Nothing like reeks like road killed rotting skunk.


----------



## Tude (Nov 24, 2014)

Awww Kal!!! Stinky man! Well sort of. That black and white smelly thing had it out for ya! Hopefully your stuff is ok - otherwise than than ya gotta do a soak in tomato juice and then a good sneak into a laundry mat and kill that stuff!!!


----------



## Kal (Nov 25, 2014)

Tude said:


> Awww Kal!!! Stinky man! Well sort of. That black and white smelly thing had it out for ya! Hopefully your stuff is ok - otherwise than than ya gotta do a soak in tomato juice and then a good sneak into a laundry mat and kill that stuff!!!

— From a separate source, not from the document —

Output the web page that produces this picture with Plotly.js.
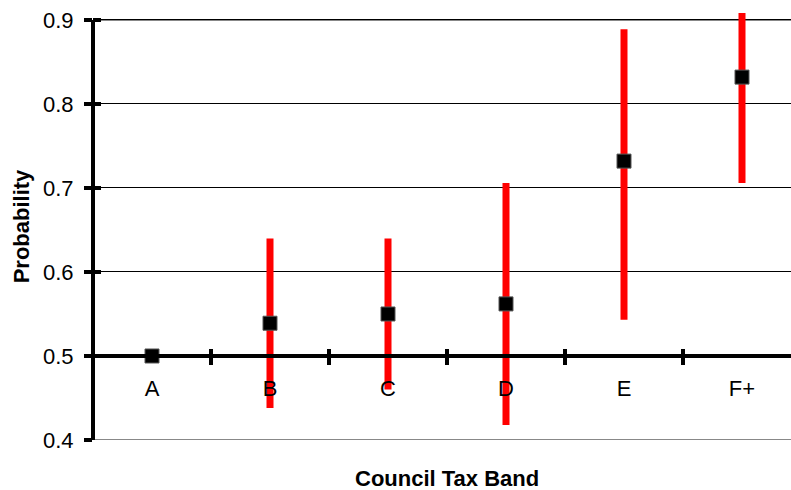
<!DOCTYPE html>
<html>
<head>
<meta charset="utf-8">
<script src="https://cdn.plot.ly/plotly-3.0.1.min.js"></script>
<style>
html,body{margin:0;padding:0;overflow:hidden;background:#fff;}
#chart{width:801px;height:490px;}
</style>
</head>
<body>
<div id="chart"></div>
<script>
// Data
var bands = ['A', 'B', 'C', 'D', 'E', 'F+'];
var probability = [0.500, 0.539, 0.550, 0.562, 0.732, 0.832];
var upperBound = [0.500, 0.640, 0.640, 0.706, 0.889, 0.958];
var lowerBound = [0.500, 0.438, 0.460, 0.418, 0.543, 0.706];
var yTicks = [0.4, 0.5, 0.6, 0.7, 0.8, 0.9];
var xTitle = 'Council Tax Band';
var yTitle = 'Probability';

var plus = probability.map(function (p, i) { return upperBound[i] - p; });
var minus = probability.map(function (p, i) { return p - lowerBound[i]; });

var FONT = 'Liberation Sans, Arial, sans-serif';
var yMin = 0.4, yMax = 0.9083;
var baseline = 0.5;
var axisPos = (baseline - yMin) / (yMax - yMin);

var traces = [{
  type: 'scatter',
  mode: 'markers',
  x: bands,
  y: probability,
  xaxis: 'x', yaxis: 'y',
  marker: {symbol: 'square', size: 14, color: '#000', line: {color: '#555', width: 1}},
  error_y: {type: 'data', symmetric: false, array: plus, arrayminus: minus,
            color: '#ff0000', thickness: 7, width: 0},
  showlegend: false,
  hoverinfo: 'x+y'
}, {
  // empty helper traces so the overlaid tick-only axes get drawn
  type: 'scatter', mode: 'markers', x: [], y: [], xaxis: 'x', yaxis: 'y2',
  showlegend: false, hoverinfo: 'skip'
}, {
  type: 'scatter', mode: 'markers', x: [], y: [], xaxis: 'x2', yaxis: 'y',
  showlegend: false, hoverinfo: 'skip'
}];

var layout = {
  width: 801, height: 490,
  margin: {l: 93, r: 0, t: 13, b: 50},
  paper_bgcolor: '#fff', plot_bgcolor: '#fff',
  font: {family: FONT, color: '#000', size: 22},
  xaxis: {
    type: 'category', categoryorder: 'array', categoryarray: bands,
    range: [-0.5, bands.length - 0.5],
    anchor: 'free', position: axisPos,
    showline: true, linecolor: '#000', linewidth: 4,
    showgrid: false, zeroline: false,
    ticks: 'outside', tickson: 'boundaries', ticklen: 7, tickwidth: 4, tickcolor: '#000',
    ticklabelstandoff: 12,
    tickfont: {family: FONT, size: 22, color: '#000'}
  },
  xaxis2: {
    type: 'category', categoryorder: 'array', categoryarray: bands,
    overlaying: 'x', matches: 'x',
    anchor: 'free', position: axisPos,
    showline: false, showgrid: false, zeroline: false,
    ticks: 'inside', tickson: 'boundaries', ticklen: 7, tickwidth: 4, tickcolor: '#000',
    showticklabels: false
  },
  yaxis: {
    range: [yMin, yMax], tickvals: yTicks, ticktext: yTicks.map(function (v) { return v.toFixed(1); }),
    showline: false, zeroline: false,
    showgrid: true, gridcolor: '#000', gridwidth: 1,
    ticks: 'outside', ticklen: 8, tickwidth: 4, tickcolor: '#000',
    ticklabelstandoff: 6,
    tickfont: {family: FONT, size: 22, color: '#000'},
    title: {text: yTitle, font: {family: FONT, size: 22, weight: 'bold', color: '#000'}, standoff: 7}
  },
  yaxis2: {
    overlaying: 'y', matches: 'y', anchor: 'x', side: 'left',
    range: [yMin, yMax], tickvals: yTicks,
    showline: false, showgrid: false, zeroline: false,
    ticks: 'inside', ticklen: 8, tickwidth: 4, tickcolor: '#000',
    showticklabels: false
  },
  shapes: [
    {type: 'line', xref: 'paper', yref: 'y', x0: 0, x1: 1, y0: yTicks[0], y1: yTicks[0],
     line: {color: '#888', width: 2}, layer: 'between'},
    {type: 'line', xref: 'paper', yref: 'y', x0: 0, x1: 1, y0: yTicks[yTicks.length - 1], y1: yTicks[yTicks.length - 1],
     line: {color: '#888', width: 2}, layer: 'between'},
    {type: 'line', xref: 'paper', yref: 'y', x0: 0, x1: 0, y0: yTicks[0], y1: yTicks[yTicks.length - 1],
     line: {color: '#000', width: 4}, layer: 'above'}
  ],
  annotations: [{
    text: xTitle, xref: 'paper', yref: 'paper', x: 0.5, y: -0.0913,
    xanchor: 'center', yanchor: 'middle', showarrow: false,
    font: {family: FONT, size: 22, weight: 'bold', color: '#000'}
  }]
};

Plotly.newPlot('chart', traces, layout, {displayModeBar: false, staticPlot: true});
</script>
</body>
</html>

I didn't even bother with my stuff it stunk so bad, I just went out and got some new stuff.


----------



## Kal (Nov 25, 2014)

dmac66 said:


> i was sprayed a few years ago and ended up throwing away all the clothes i was wearing, shoes too. bathed a couple of times in tomato juice and while it did not get rid of all the smell right away it sure made it more tolerable. i could no longer smell it after about 10 minutes of being sprayed but everyone else sure could! but after 3 dousing's of tomato juice and 3 showers others couldn't smell it any more.


Thankfully I have never been sprayed just my stuff.


----------